Durante os anos em que minha mãe morou em Portugal por motivos de saúde, ela desenvolveu uma paixão pelo futebol português que me intrigava. Mesmo ao discutirmos assuntos familiares, ela insistia em pausar a conversa para prestar atenção às discussões sobre Sporting ou Benfica na televisão. Ter conversas detalhadas sobre jogos era uma ocorrência comum entre minha mãe e meu sobrinho Eduardo Pessela, que compartilhava seu fanatismo pelo futebol.

Apesar de não ter recebido uma educação formal e ter saído da escola aos 14 anos, como a maioria das mulheres da época, seu conhecimento enciclopédico sobre futebol era impressionante. Sentia um profundo orgulho ao ouvi-la, mesmo que muitas vezes não compreendesse completamente o que ela estava dizendo. Houve uma vez em que ela tentou me explicar as regras do impedimento, mas eu não consegui entendê-las.

Quando minha mãe estava comigo nos Estados Unidos, lembro-me vividamente de sua insistência em assistir a um jogo amador de futebol com jogadores hispânicos que vieram cumprimentá-la. Ela lhes deu uma palestra sobre grandes jogadores de futebol como Luis Figo, me deixando admirado, apesar do meu conhecimento incompleto.
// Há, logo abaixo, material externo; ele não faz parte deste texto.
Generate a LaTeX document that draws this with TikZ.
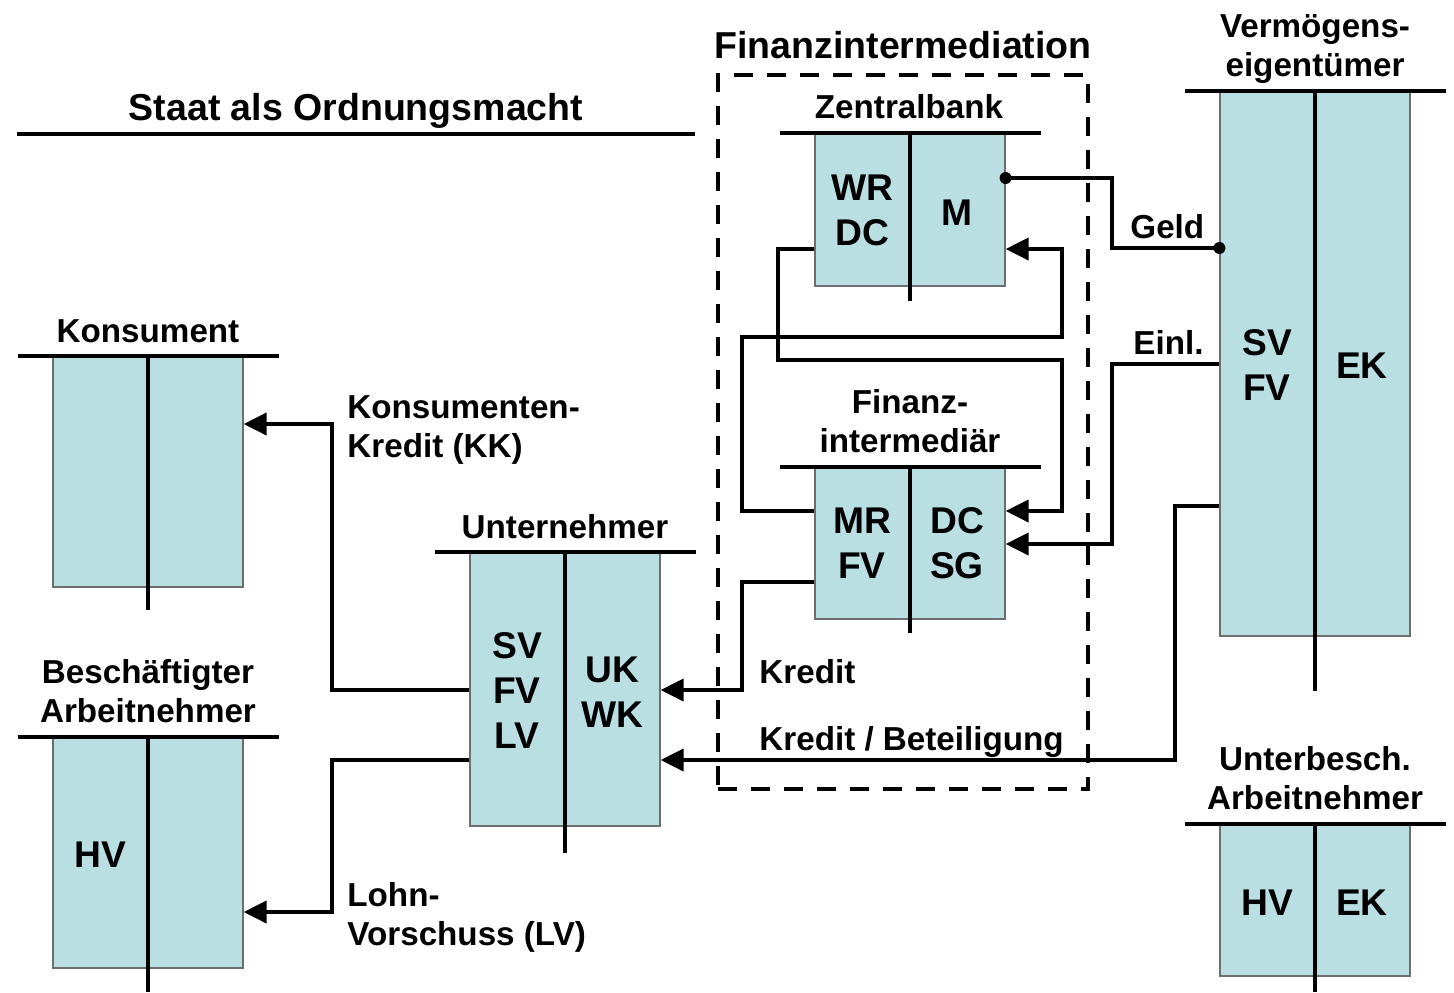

Depois de sua morte em 2019, eu ainda desejava entender por que o futebol tem tanto apelo para algumas pessoas.

Voltando ao jogo que assisti na semana passada na Zâmbia, acredito que desenvolver uma tradição local de paixão pelo futebol pode ajudar a diminuir a preferência dos africanos por jogos europeus. Assim como minha mãe, minha esposa também ama futebol e garantimos que nunca percamos jogos internacionais. No entanto, ela também aprecia o futebol local.

Foi minha esposa quem me convidou para assistir ao jogo entre Forest Rangers e Green Buffaloes na Zâmbia. Ao chegar ao estádio, minha ansiedade desapareceu gradualmente. O local estava bem organizado e seguro, proporcionando uma atmosfera confortável.

O jogo começou com emoção, e fiquei surpreso com a estrutura e qualidade da equipe do Forest Rangers. Ao lado de minha esposa, os outros fãs se envolveram apaixonadamente na partida, intensificando seus aplausos. Sempre que o time dela marcava um gol, minha esposa me abraçava e me dava um beijo…

As celebrações após a vitória do Forest Rangers foram marcadas por danças, música e pura alegria. Presenciar o impacto positivo que o futebol teve na comunidade local foi verdadeiramente notável.

Acredito que o futebol desempenha um papel crucial na cultura africana, unindo as pessoas e promovendo a unidade. No entanto, para que o esporte se torne uma ferramenta poderosa para projetar o continente africano, precisamos aprender com países árabes. Essas nações investem quantias substanciais de dinheiro no futebol e conseguem atrair uma legião de seguidores internacionais.

Transmitir jogos africanos para o mundo é um passo importante para desenvolver uma base global de fãs. Identificar jovens talentosos e investir em seu desenvolvimento permitiria que refinem suas habilidades e alcancem o sucesso internacional.